According to Mr Sallah, the 1997 Constitution states that the person declared elected as president shall take the prescribed oath and assume office, on the day the term of office of the incumbent president expires.
“I think this is very clear. I think there is no possibility of distortion,” he continued.
He pointed out that the Office of President-elect stands by the principle that Adama Barrow’s election as the president of The Gambia stands.
In this vein, Mr Sallah called on the general public to prepare for the inauguration of the president-elect on 19 January.
“The status of an election petition should be regarded as a peripheral issue and should, therefore, not hamper any preparation for the inauguration.”
Incumbent president Yahya Jammeh, who ruled The Gambia for 22 years, lost the election to Mr Barrow, who leads a coalition of eight opposition parties.
Jammeh’s ruling APRC party has filed two petitions challenging the election result at the Supreme Court, the highest law court of the land.
In the petition, filed on 13 December, the APRC is praying that the court declares the election void and the results invalid.
The party argues in the petition that the electoral commission did not conduct the election in good faith.
The petition case was first heard on 21 December at the Supreme Court, but it could not continue as the court did not have enough judges to constitute a panel to hear the matter.
The Gambia’s Nigerian Chief Justice, who serves as the head of the Supreme Court panel, was the only one available for the petition.
After adjourning the case to 10 January, Chief Justice Fagbenle said five more judges were hired from Nigeria and one from Sierra Leone.

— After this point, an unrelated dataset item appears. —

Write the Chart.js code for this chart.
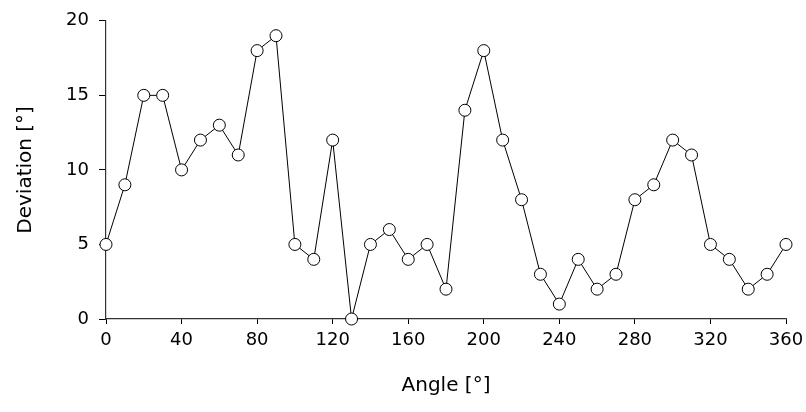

These judges were expected in Banjul early this January to be sworn in and to start work in earnest.
But at Tuesday’s hearing, Justice Fagbenle said he had received letters from the chief justices of Nigeria and Sierra Leone.
In the letters, the chief justices said they are used to the normal sittings of the Supreme Court of The Gambia, in May and November, and not December. As a result, their judges were scheduled for coming to The Gambia in May and November 2017.
In the absence of these judges, the APRC’s election petition cannot be determined, because it can only be considered by the full panel of the Supreme Court of The Gambia, of five or seven judges.